Fazit bei der Aussprache der Mitglieder des Ausschusses: „Es bleiben viele Fragen offen.“ Diese Erkenntnis war sogar parteiübergreifend. Und der Wunsch nach einem Untersuchungsausschuss, der auch schon vor der Sitzung laut wurde, über dessen Einsetzung aber nur der Rat der Stadt in seiner nächsten Sitzung entscheiden kann, blieb allgegenwärtig.
Image-Schaden ist enorm
Genauso wie die Erkenntnis, dass der Stadt Gelsenkirchen wohl kein materieller Schaden entstanden ist, wohl aber ein enormer Image-Schaden. Oberbürgermeister Frank Baranowski formulierte das so: „ Ich bin fassungslos, gepaart mit Wut. Unser guter Ruf in Sachen Bildung und Erziehung wurde an einem Tat stark beschädigt - das haben die Mitarbeiter nicht verdient.“
Kommentar:
Es gilt die Unschuldsvermutung: So unglücklich Alfons Wissmanns und Thomas Frings‘ Beziehung zur Neustart kft in Ungarn auch sein mag, bevor jemand verurteilt wird, gilt er als unschuldig.
Die Freistellung und die öffentliche Nennung ihrer Personen ist eine Bürde, die die beiden jetzt ertragen müssen. Im besten Fall haben sie mit ihrer Einrichtung in Ungarn ein intensiv-pädagogisches Konzept gestaltet, das vielleicht vielen Jugendlichen im Leben weitergeholfen hat. Vielleicht stimmen aber auch die Vorwürfe von „Monitor“, die ja „Informanten haben, die ganz nah dran“ sind...
Das zu beurteilen, ist auch nach der Sondersitzung des Haupt-, Finanz-, Beteiligungs- und Personalausschusses am Montag nicht möglich. Die Fakten, die die Stadt vorlegen konnte, legen nahe, dass die Verwaltung in keinerlei Geschäfte mit der Firma in Ungarn verwickelt war.

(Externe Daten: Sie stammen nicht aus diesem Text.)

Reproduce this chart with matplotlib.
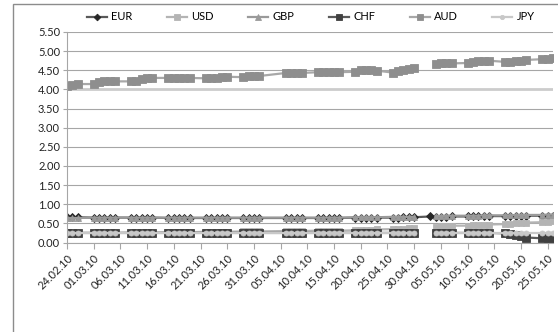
import numpy as np
import pandas as pd
import matplotlib
matplotlib.use("Agg")
import matplotlib.pyplot as plt
from matplotlib.patches import Rectangle

plt.rcParams["font.family"] = ["Lato", "DejaVu Sans"]

nan = np.nan

# 3M rates, one value per trading day 24.02.2010 - 26.05.2010
# (Good Friday and Easter Monday have no row; nan = no fixing that day)
holidays = pd.to_datetime(["2010-04-02", "2010-04-05"])
dates = pd.bdate_range("2010-02-24", "2010-05-26").difference(holidays)

eur = [0.66, 0.66, 0.66,
       0.65, 0.65, 0.65, 0.65, 0.65,
       0.65, 0.65, 0.65, 0.65, 0.65,
       0.64, 0.64, 0.64, 0.64, 0.64,
       0.64, 0.64, 0.64, 0.64, 0.64,
       0.64, 0.64, 0.64, 0.64,
       0.64, 0.64, 0.64, 0.64,
       0.64, 0.64, 0.64, 0.64, 0.64,
       0.65, 0.65, 0.65, 0.65, 0.65,
       0.65, 0.65, 0.66, 0.66, 0.66,
       0.68, 0.67, 0.67, 0.67, 0.68,
       0.68, 0.68, 0.69, 0.69, 0.69,
       0.69, 0.69, 0.69, 0.70, 0.70,
       0.70, 0.70, 0.70]

usd = [0.25, 0.25, 0.25,
       0.25, 0.25, 0.25, 0.25, 0.25,
       0.26, 0.26, 0.26, 0.26, 0.26,
       0.27, 0.27, 0.27, 0.27, 0.27,
       0.28, 0.28, 0.28, 0.28, 0.28,
       0.29, 0.29, 0.29, 0.29,
       0.30, 0.30, 0.30, 0.30,
       0.31, 0.31, 0.31, 0.31, 0.31,
       0.32, 0.32, 0.33, 0.33, 0.34,
       0.35, 0.36, 0.36, 0.37, 0.37,
       nan, 0.40, 0.42, 0.43, 0.44,
       0.44, 0.45, 0.45, 0.46, 0.47,
       0.48, 0.49, 0.50, 0.51, 0.52,
       0.53, 0.54, 0.55]

gbp = [0.64, 0.64, 0.64,
       0.65, 0.65, 0.65, 0.65, 0.65,
       0.65, 0.65, 0.65, 0.65, 0.65,
       0.65, 0.65, 0.65, 0.65, 0.65,
       0.65, 0.65, 0.65, 0.65, 0.65,
       0.65, 0.65, 0.65, 0.65,
       0.65, 0.65, 0.65, 0.65,
       0.65, 0.65, 0.65, 0.65, 0.65,
       0.66, 0.66, 0.66, 0.66, 0.66,
       0.67, 0.67, 0.67, 0.67, 0.67,
       nan, 0.69, 0.69, 0.70, 0.70,
       0.70, 0.70, 0.70, 0.71, 0.71,
       0.71, 0.71, 0.72, 0.72, 0.72,
       0.72, 0.73, 0.73]

chf = [0.25, 0.25, 0.25,
       0.25, 0.25, 0.25, 0.25, 0.25,
       0.25, 0.25, 0.25, 0.25, 0.25,
       0.25, 0.25, 0.25, 0.25, 0.25,
       0.25, 0.25, 0.25, 0.25, 0.25,
       0.25, 0.25, 0.25, 0.25,
       0.25, 0.25, 0.25, 0.25,
       0.25, 0.25, 0.25, 0.25, 0.25,
       0.25, 0.25, 0.25, 0.25, 0.25,
       0.25, 0.25, 0.25, 0.25, 0.25,
       nan, 0.25, 0.25, 0.25, 0.25,
       0.25, 0.25, 0.25, 0.25, 0.25,
       0.24, 0.22, 0.19, 0.16, 0.13,
       0.11, 0.10, 0.10]

aud = [4.09, 4.12, 4.14,
       4.14, 4.20, 4.21, 4.21, 4.21,
       4.21, 4.23, 4.27, 4.30, 4.30,
       4.30, 4.30, 4.30, 4.30, 4.30,
       4.29, 4.29, 4.30, 4.32, 4.33,
       4.32, 4.34, 4.35, 4.35,
       4.43, 4.43, 4.43, 4.43,
       4.45, 4.45, 4.45, 4.45, 4.45,
       4.46, 4.50, 4.52, 4.51, 4.49,
       4.44, 4.47, 4.50, 4.53, 4.55,
       nan, 4.67, 4.70, 4.70, 4.68,
       4.69, 4.72, 4.74, 4.75, 4.75,
       4.72, 4.72, 4.73, 4.75, 4.77,
       4.79, 4.80, 4.81]

jpy = [0.25, 0.25, 0.25,
       0.25, 0.25, 0.25, 0.25, 0.25,
       0.25, 0.25, 0.25, 0.25, 0.25,
       0.25, 0.25, 0.25, 0.25, 0.25,
       0.25, 0.25, 0.25, 0.25, 0.25,
       0.25, 0.25, 0.25, 0.25,
       0.25, 0.25, 0.25, 0.25,
       0.25, 0.25, 0.25, 0.25, 0.25,
       0.25, 0.25, 0.25, 0.25, 0.25,
       0.25, 0.25, 0.25, 0.25, 0.25,
       nan, 0.25, 0.25, 0.25, 0.25,
       0.25, 0.25, 0.25, 0.25, 0.25,
       0.25, 0.25, 0.25, 0.25, 0.25,
       0.25, 0.25, 0.25]

series = [
    # name, values, line colour, marker, marker size, marker colour
    ("EUR", eur, "#595959", "D", 4.0, "#262626"),
    ("USD", usd, "#b4b4b4", "s", 4.6, "#b4b4b4"),
    ("GBP", gbp, "#9a9a9a", "^", 5.0, "#9a9a9a"),
    ("CHF", chf, "#5a5a5a", "s", 5.2, "#404040"),
    ("AUD", aud, "#a8a8a8", "s", 5.4, "#8e8e8e"),
    ("JPY", jpy, "#c8c8c8", "o", 3.6, "#c8c8c8"),
]

fig = plt.figure(figsize=(5.58, 3.32), dpi=100)
ax = fig.add_axes([67 / 558, 1 - 242.5 / 332, (553 - 67) / 558, (242.5 - 32) / 332])

for name, vals, lc, mk, ms, mc in series:
    ax.plot(dates, vals, color=lc, lw=1.6, marker=mk, markersize=ms,
            markerfacecolor=mc, markeredgecolor=mc, markeredgewidth=0.6,
            label=name)

ax.set_ylim(0, 5.5)
yt = np.arange(0, 5.51, 0.5)
ax.set_yticks(yt)
ax.set_yticklabels([f"{v:.2f}" for v in yt])
ax.set_xlim(dates[0], pd.Timestamp("2010-05-26"))
xt = pd.date_range("2010-02-24", "2010-05-25", freq="5D")
ax.set_xticks(xt)
ax.set_xticklabels([d.strftime("%d.%m.%y") for d in xt], rotation=45,
                   ha="right", rotation_mode="anchor")

ax.grid(axis="y", color="#a6a6a6", lw=0.8)
ax.set_axisbelow(True)
# the 4.00 gridline is drawn wider and lighter
ax.get_ygridlines()[8].set(color="#cccccc", linewidth=2.0)
for s in ("top", "right"):
    ax.spines[s].set_visible(False)
for s in ("left", "bottom"):
    ax.spines[s].set_color("#a6a6a6")
ax.tick_params(axis="x", length=4, color="#a6a6a6", labelsize=8,
               labelcolor="#222222", pad=3)
ax.tick_params(axis="y", length=3, color="#a6a6a6", labelsize=8,
               labelcolor="#222222", pad=2)

fig.legend(loc="center", bbox_to_anchor=(0.557, 1 - 17 / 332), ncol=6,
           frameon=False, fontsize=8, handlelength=1.8, handletextpad=0.4,
           columnspacing=3.1, markerscale=0.85)

# chart area frame
fig.patches.append(Rectangle((13 / 558, -0.1), 1.0, 1.1 - 4 / 332,
                             transform=fig.transFigure, fill=False,
                             ec="#8c8c8c", lw=1.0))

fig.savefig("out.png", dpi=100)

Das ist zwar irgendwie schön, doch es bleibt der Image-Verlust, den Oberbürgermeister und zuständiger Dezernent bereits beklagt haben. Schließlich ist die Stadt Gelsenkirchen für ihre Konzepte rund um das Motto „Kein Kind zurücklassen“ vielfach ausgezeichnet. Dass ein einziger Bericht in einem Magazin die Arbeit der vielen guten Mitarbeiter zunichte macht, darf einfach nicht sein.
Die Erziehungs- und Bildungspolitik unserer Stadt ist beispielhaft, wird an vielen anderen Orten kopiert - und das ist auch ein Verdienst von Alfons Wissmann, das sollte man bei allen Verdachtsmomenten nicht vergessen.